My experience with x264 is that b-frame usage falls off a cliff after 6 with live action. I find there's generally less than 1% compression gain to be found between that and 16. With anime, you can find a couple percent more up to 10 b-frames. If x265's b-frame calculations are similar in nature, you're looking at adding encoding time for pretty much no gain. With x264, b-frames aren't massively expensive, but they're not trivial, either.
So you might want to take a look at your logs to see what the b-frame usage actually is, and do some runs to see what the penalty is. I haven't done any work with x265 so I don't know if the increased computational complexity overshadows the b-frame computation or if it adds to them.

LigH
4th August 2016, 07:22
Long range B-frames also decrease compatibility with consumer players. The more consecutive B-frames may exist between I or P frames, the more frames the decoder will have to handle until a GOP is done, especially when B-frame pyramid and references among B-frames are used, that may go beyond hardware limits.

gamebox
4th August 2016, 10:19
@ kuchikirukia, Ligh:

In my logs, indeed, B-frame usage falls off sharply after 6 or 7. Over 6 I generally see only 1-2 %. I might reconsider that option soon.
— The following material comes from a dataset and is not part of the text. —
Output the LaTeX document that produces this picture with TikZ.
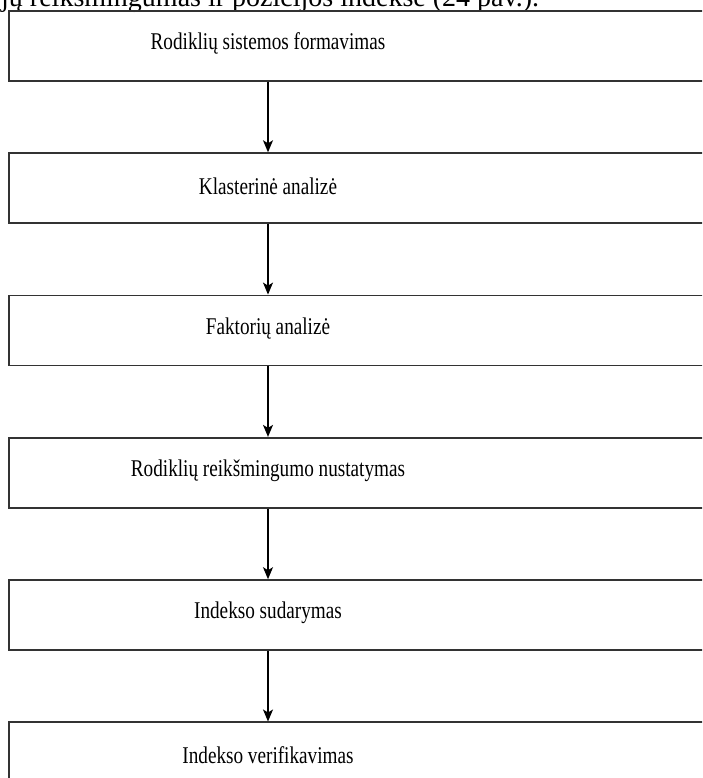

I'm currently struggling with increased encoding time after I added --tu-intra/inter-depth 3. Quality did increase considerably, but encoding time seems to have suffered more than I previously estimated in tests. I'll try lower depths and different combinations, aiming to preserve most of the quality gain. --no-rskip also proved useful, but increased encoding time as well. I hope to offset the slowdown with new RAM planned for my system - 1866MHz DDR3. I'm temporarily using 1333MHz modules from previous configuration. CPU is AMD FX-8320, octo-core, AVX capable.

burfadel
4th August 2016, 10:54
I did some more tests, seems it is not only a nicer picture without SAO, but it is faster as others have found. This faster is by several percent and repeatable, so it's not a margin of error thing! SAO is probably not a bad thing in theory, just the internal smoothing amount is probably too high?

I did some further testing out of interest, regarding a couple of key things that directly affect output quality.
--ipratio 1.35
--pbratio 1.25
--bframe-bias 35

The ipratio (between I frames and P frames) by default is 1.40. I tried lowering this slightly to 1.35 meaning higher quality P frames. This of course affects the I frame and B frame bitrate as well, and you also have to remember because the I to P frame ratio is lower, the P to B amount also changes because the ratio of the P to B frame is based off the P frame's ratio to I.

I ended up with a smaller file as a result on the clip I used!... yes, when I thought about it, because of it affecting everything else this can happen.

I then thought I'd try upping the quality of the B frames a bit. Default is 1.30, I tried 1.25. I then thought about the b-frame usage beyond 6 frames, this is easily adjusted with using the --bframe-bias option. Yes, 35 is probably fairly high, but I did manage to be able to select a much higher number of bframes, I tested 9, and still got double digit b-frames at the 9th consecutive, whereas by default 6 seems to be the limit. Even if you still had 6, the b-frame usage would be higher. Of course, b-frames are lower quality, but if you adjust the ratio's and work it out properly :). By that I mean much less extreme changes. If the file size in the end is smaller than an encoded clip without these changes, if the drop is significant enough try dropping the CRF by 0.1.

So I didn't go into fully testing with these settings, but I believe small tweaking of these could help with some of the smoothing issues. The current ratios just seem to be pulled from x264, and there's nothing to say those ratio's were perfected either. That said, because this was pulled from x264, it's probably much more off in x265.

Now there's some testing for you to do! Try small variation for a start, and things like 1.20 for the ipratio probably wouldn't be helpful. I am referring more to say, between 1.34 and 1.42. Likewise with the pbratio. If the pbratio is adjusted then a slight b-frame bias can be applied since the b-frames will be higher quality.

So the fine tuning fun isn't over yet!